1913 – Emily Davison received her fatal injuries.
A militant activist who fought for women’s suffrage in Britain. She was jailed on nine occasions and force-fed 49 times.
She is best known for stepping in front of King George V’s horse Anmer at the Epsom Derby on this date, sustaining injuries that resulted in her death four days later.
Her funeral on 14 June 1913 was organised by the Women’s Social and Political Union (WSPU) and thousands of suffragettes accompanied the coffin and tens of thousands of people lined the streets of London. After a service in Bloomsbury her coffin was taken by train to the family grave in Morpeth, Northumberland.
Some have claimed that she was trying to disturb the Derby in order to draw attention to her cause, rather than to commit suicide, and analysis of newsreel has supported the idea that Davison was reaching up to attach a scarf to the bridle of the King’s horse.
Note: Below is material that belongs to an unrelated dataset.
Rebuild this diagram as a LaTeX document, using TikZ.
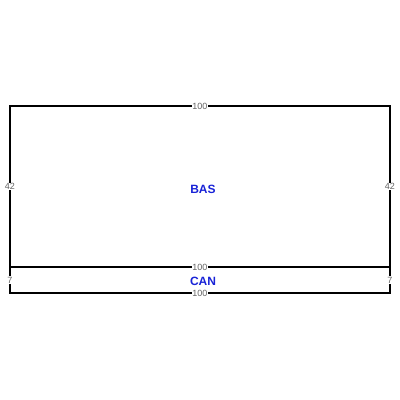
\documentclass[tikz,border=0pt]{standalone}
\usepackage{fontspec}
\setmainfont{Liberation Sans}
\usetikzlibrary{calc}
\definecolor{lblblue}{RGB}{25,35,215}
\definecolor{dimgray}{RGB}{100,100,100}
\tikzset{
  edge/.style={line width=2pt, black},
  dim/.style={fill=white, inner sep=0.6pt, text=dimgray, font=\fontsize{9}{9}\selectfont},
  roomname/.style={text=lblblue, font=\bfseries\fontsize{12}{12}\selectfont, inner sep=0pt}
}
\begin{document}
\begin{tikzpicture}[x=1pt,y=1pt]
\useasboundingbox (0,0) rectangle (400,400);
\coordinate (tl) at (10,294);
\coordinate (tr) at (390,294);
\coordinate (ml) at (10,133);
\coordinate (mr) at (390,133);
\coordinate (bl) at (10,107);
\coordinate (br) at (390,107);
\draw[edge] (ml) -- (tl) -- (tr) -- (mr);
\draw[edge] (ml) -- (mr);
\draw[edge] (ml) -- (bl) -- (br) -- (mr);
\node[dim] (t100) at ($(tl)!0.5!(tr)$) {100};
\node[dim] (m100) at ($(ml)!0.5!(mr)$) {100};
\node[dim] (b100) at ($(bl)!0.5!(br)$) {100};
\node[dim] (l42) at ($(tl)!0.5!(ml)$) {42};
\node[dim] (r42) at ($(tr)!0.5!(mr)$) {42};
\node[dim] (l7) at ($(ml)!0.5!(bl)$) {7};
\node[dim] (r7) at ($(mr)!0.5!(br)$) {7};
\node[roomname] (bas) at (203,211) {BAS};
\node[roomname] (can) at (203,119) {CAN};
\end{tikzpicture}
\end{document}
Analysis of newsreel also indicated that her position before she stepped out onto the track would have given her a clear view of the oncoming race, further countering the belief that she ran out to kill herself.
Herbert Jones, the jockey riding the horse, suffered a mild concussion in the incident, but was “haunted by that poor woman’s face” for much longer.
In 1928, at the funeral of Emmeline Pankhurst, Jones laid a wreath “to do honour to the memory of Mrs Pankhurst and Miss Emily Davison”.
In 1951, his son found him dead in a gas-filled kitchen, having committed suicide.
The horse, Anmer, having gone over, got to his feet and completed the race without his jockey.